The other intern tried to one up my sucking up skills today by bringing in a box of cookies. To out do her I negotiated the sale of a new car for one of the attorney's at the office. The car he wanted was selling in our area for roughly $700 below MSRP. I got it for $1300 under MSRP. I get a sick sense of enjoyment out of haggling. My coworker was ready to sign when I got it to $1100 under MSRP but I was persistent that we could do better. I should have made him split the $200 I saved him with me.

Sunday, July 22, 2007

last week

This will be my last week as an intern. I am not excited by this fact. I am not excited to return to the world of gunners. I have enjoyed every single day of my internship. The difference between the actual practice of law and law school astounds me. The only classes that taught me anything useful on a daily basis were Legal Writing and Research. I bitched and moaned a lot about my legal writing professor during law school. I stand by most of that bitching and moaning but I have give the prof credit for actually teaching me some decent legal writing skills.

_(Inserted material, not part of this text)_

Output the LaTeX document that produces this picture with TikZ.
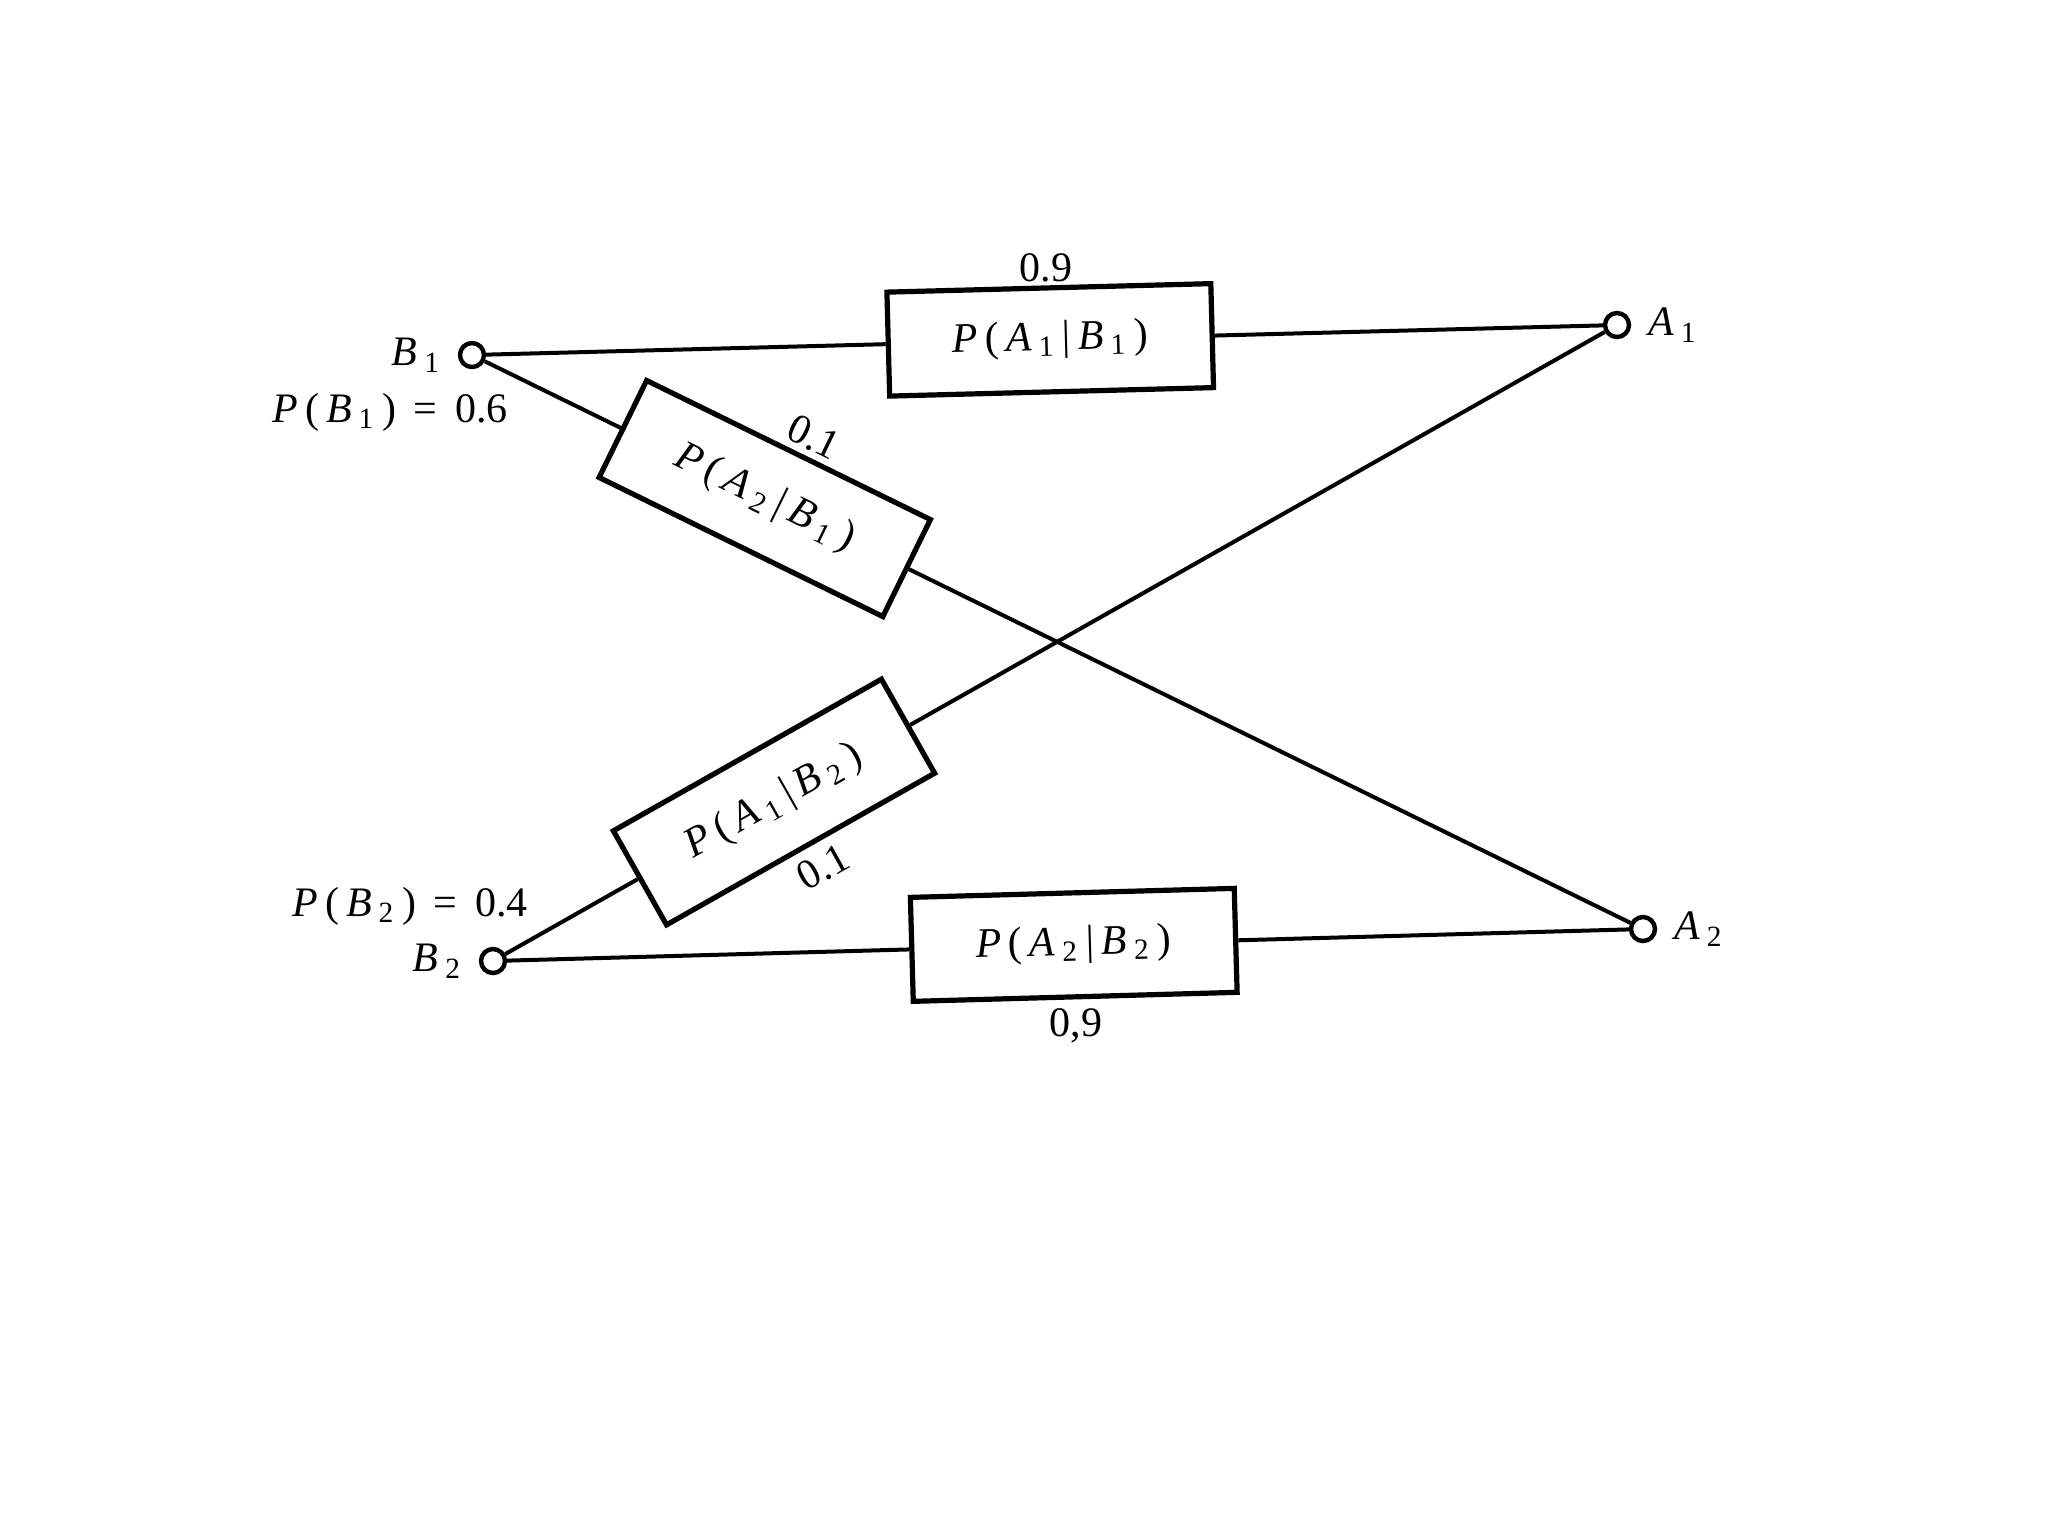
\documentclass[tikz,border=0pt]{standalone}
\usepackage{fontspec}
\setmainfont{Liberation Serif}
\usetikzlibrary{calc}
\newcommand\ivar[2]{\textit{#1}\,\textsubscript{#2}}
\begin{document}
\begin{tikzpicture}[x=0.25pt,y=-0.25pt,
  term/.style={circle,draw,line width=1.1pt,inner sep=0pt,minimum size=6pt,fill=white},
  pbox/.style={draw,line width=1.3pt,minimum width=81pt,minimum height=26pt,inner sep=0pt,fill=white,font=\fontsize{10.5}{12}\selectfont},
  wire/.style={line width=1pt},
  lbl/.style={font=\fontsize{10.5}{12}\selectfont,inner sep=1pt}]
\useasboundingbox (0,0) rectangle (2048,1536);
\node[term] (B1) at (472,355) {};
\node[term] (A1) at (1617,325) {};
\node[term] (B2) at (493,961) {};
\node[term] (A2) at (1643,929) {};
\path let \p1=($(A1)-(B1)$), \n1={atan2(\y1,\x1)} in
  node[pbox,rotate=\n1] (p11) at ($(B1)!0.505!(A1)$) {\textit{P}\,(\,\ivar{A}{1}\,|\,\ivar{B}{1}\,)};
\path let \p1=($(A2)-(B1)$), \n1={atan2(\y1,\x1)} in
  node[pbox,rotate=\n1,minimum width=79pt,minimum height=27pt] (p21) at ($(B1)!0.25!(A2)$) {\textit{P}\,(\,\ivar{A}{2}\,|\,\ivar{B}{1}\,)};
\path let \p1=($(A1)-(B2)$), \n1={atan2(\y1,\x1)} in
  node[pbox,rotate=\n1,minimum width=77pt,minimum height=27pt] (p12) at ($(B2)!0.25!(A1)$) {\textit{P}\,(\,\ivar{A}{1}\,|\,\ivar{B}{2}\,)};
\path let \p1=($(A2)-(B2)$), \n1={atan2(\y1,\x1)} in
  node[pbox,rotate=\n1] (p22) at ($(B2)!0.505!(A2)$) {\textit{P}\,(\,\ivar{A}{2}\,|\,\ivar{B}{2}\,)};
\draw[wire] (B1) -- (p11.west);
\draw[wire] (p11.east) -- (A1);
\draw[wire] (B1) -- (p21.west);
\draw[wire] (p21.east) -- (A2);
\draw[wire] (B2) -- (p12.west);
\draw[wire] (p12.east) -- (A1);
\draw[wire] (B2) -- (p22.west);
\draw[wire] (p22.east) -- (A2);
\node[lbl] (l11) at (1046,268) {0.9};
\node[lbl,rotate=-26] (l21) at (814,437) {0.1};
\node[lbl,rotate=29] (l12) at (823,867) {0.1};
\node[lbl] (l22) at (1076,1026) {0,9};
\node[lbl,anchor=east] (lb1) at ([xshift=-3pt]B1.west) {\ivar{B}{1}};
\node[lbl] (pb1) at (390,412) {\textit{P}\,(\,\ivar{B}{1}\,) \,=\, 0.6};
\node[lbl,anchor=west] (la1) at ([xshift=3pt]A1.east) {\ivar{A}{1}};
\node[lbl] (pb2) at (410,906) {\textit{P}\,(\,\ivar{B}{2}\,) \,=\, 0.4};
\node[lbl,anchor=east] (lb2) at ([xshift=-3pt]B2.west) {\ivar{B}{2}};
\node[lbl,anchor=west] (la2) at ([xshift=3pt]A2.east) {\ivar{A}{2}};
\end{tikzpicture}
\end{document}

Super Intern got to argue a case before the Court of Appeals on Friday. She embarrassed herself and the office with her pathetic attempt at oral advocacy. Actually she did an excellent job and we might actually win the case. I credit my excellent cheer leading for the win. Dammit I had a matching tie and REAL pocket square combo just for her oral arguments.

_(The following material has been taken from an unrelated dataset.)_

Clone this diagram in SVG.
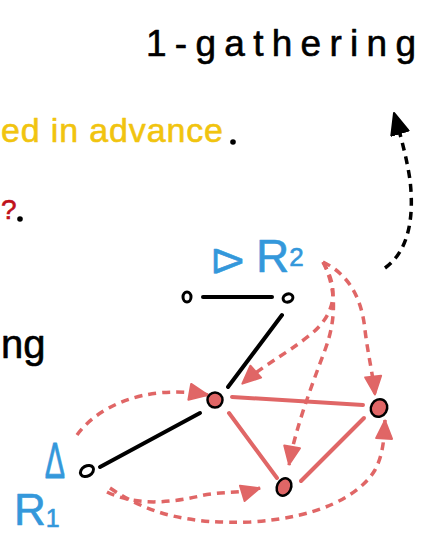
<svg xmlns="http://www.w3.org/2000/svg" width="426" height="535" viewBox="0 0 426 535">
<style>
  text { font-family: "Liberation Sans", "DejaVu Sans", sans-serif; stroke-width: 0.6; stroke-linejoin: round; }
  .blk { fill: #000; stroke: #000; }
  .yel { fill: #f1c40f; stroke: #f1c40f; }
  .dred { fill: #c0101a; stroke: #c0101a; }
  .blu { fill: #3498db; stroke: #3498db; }
  .edge-k { stroke: #000; stroke-width: 4; stroke-linecap: round; fill: none; }
  .edge-r { stroke: #e06666; stroke-width: 4; stroke-linecap: round; fill: none; }
  .dash-r { stroke: #e06666; stroke-width: 3.5; stroke-dasharray: 8 6; fill: none; marker-end: url(#ar); }
  .dash-k { stroke: #000; stroke-width: 3.5; stroke-dasharray: 8 6; fill: none; marker-end: url(#ak); }
  .node-k { fill: #fff; stroke: #000; stroke-width: 3; }
  .node-r { fill: #e06666; stroke: #000; stroke-width: 2.5; }
</style>
<defs>
  <marker id="ar" markerUnits="userSpaceOnUse" markerWidth="21" markerHeight="19" refX="20" refY="9.5" orient="auto">
    <path d="M1.5,1.5 L19.5,9.5 L1.5,17.5 Z" fill="#e06666" stroke="#e06666" stroke-linejoin="round" stroke-width="2"/>
  </marker>
  <marker id="ak" markerUnits="userSpaceOnUse" markerWidth="24" markerHeight="20" refX="22" refY="10" orient="auto">
    <path d="M1,1 L22,10 L1,19 Z" fill="#000" stroke="#000" stroke-linejoin="round" stroke-width="2"/>
  </marker>
</defs>

<!-- texts -->
<text class="blk" x="146" y="56" font-size="37" textLength="270" lengthAdjust="spacing">1-gathering</text>
<text class="yel" x="1" y="142" font-size="34" textLength="222" lengthAdjust="spacing">ed in advance</text>
<circle cx="233" cy="142" r="2.8" fill="#000"/>
<text class="dred" x="1" y="219" font-size="28">?</text>
<circle cx="20" cy="219" r="2.8" fill="#000"/>
<text class="blk" x="1" y="358" font-size="40">ng</text>

<g id="label-R1">
  <text class="blu" font-size="38" text-anchor="middle" transform="translate(55,478) scale(0.8,1.3)">Δ</text>
  <text class="blu" x="14" y="525" font-size="44">R<tspan font-size="25" dy="2">1</tspan></text>
</g>
<g id="label-R2">
  <text class="blu" font-size="40" text-anchor="middle" transform="translate(228,261) rotate(90)" y="14">Δ</text>
  <text class="blu" x="256" y="272" font-size="46">R<tspan font-size="26" dy="-6">2</tspan></text>
</g>

<!-- connectors -->
<g id="connectors">
  <line class="edge-k" x1="203" y1="297" x2="272" y2="297"/>
  <line class="edge-k" x1="282" y1="315" x2="228" y2="387"/>
  <line class="edge-k" x1="100" y1="467" x2="200" y2="413"/>
  <line class="edge-r" x1="232" y1="397" x2="363" y2="405"/>
  <line class="edge-r" x1="229" y1="413" x2="277" y2="478"/>
  <line class="edge-r" x1="301" y1="481" x2="364" y2="418"/>

  <path class="dash-r" d="M77,435 C95,410 140,383 208,395"/>
  <path class="dash-r" d="M107,492 C135,506 170,503 200,496 C220,491 240,494 260,488"/>
  <path class="dash-r" d="M110,488 C150,515 190,524 250,522 C320,518 360,495 375,470 C383,455 384,440 385,420"/>
  <path class="dash-r" d="M323,262 C340,290 335,315 310,335 C285,355 262,366 242,384"/>
  <path class="dash-r" d="M323,262 C335,285 338,315 325,350 C310,390 295,430 289,465"/>
  <path class="dash-r" d="M323,262 C350,275 362,300 365,330 C368,355 373,375 375,395"/>
  <path class="dash-k" d="M385,268 C410,250 414,215 410,180 C407,160 402,140 394,113"/>
</g>

<!-- nodes -->
<g id="node-a"><ellipse class="node-k" cx="187" cy="297" rx="4" ry="5"/></g>
<g id="node-b"><ellipse class="node-k" cx="288" cy="298" rx="5" ry="4" transform="rotate(-20 288 298)"/></g>
<g id="node-c"><ellipse class="node-k" cx="87" cy="471" rx="7" ry="5" transform="rotate(-30 87 471)"/></g>
<g id="node-d"><circle class="node-r" cx="215" cy="400" r="7.5"/></g>
<g id="node-e"><ellipse class="node-r" cx="379" cy="408" rx="8" ry="9" stroke-width="3" transform="rotate(30 379 408)"/></g>
<g id="node-f"><ellipse class="node-r" cx="284" cy="487" rx="7" ry="9" transform="rotate(25 284 487)"/></g>
</svg>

In thinking about what I want to do next summer it occurred to me that the Super Intern won't be there. This saddens me. We shared an "office" together this summer so we spent a lot of time working together. If we had not gotten a long it would have been a much more difficult summer. We bounced ideas off of each other so often that I'm having trouble imagining doing the work without her. We kept each other sane when deadlines approached. We complained about the crappiness of our issues. We shared stories about the hell that is law school. We sucked up to the attorneys with bags of chocolate. We watched as the seagull eggs hatched. We named their father after a prosecutor.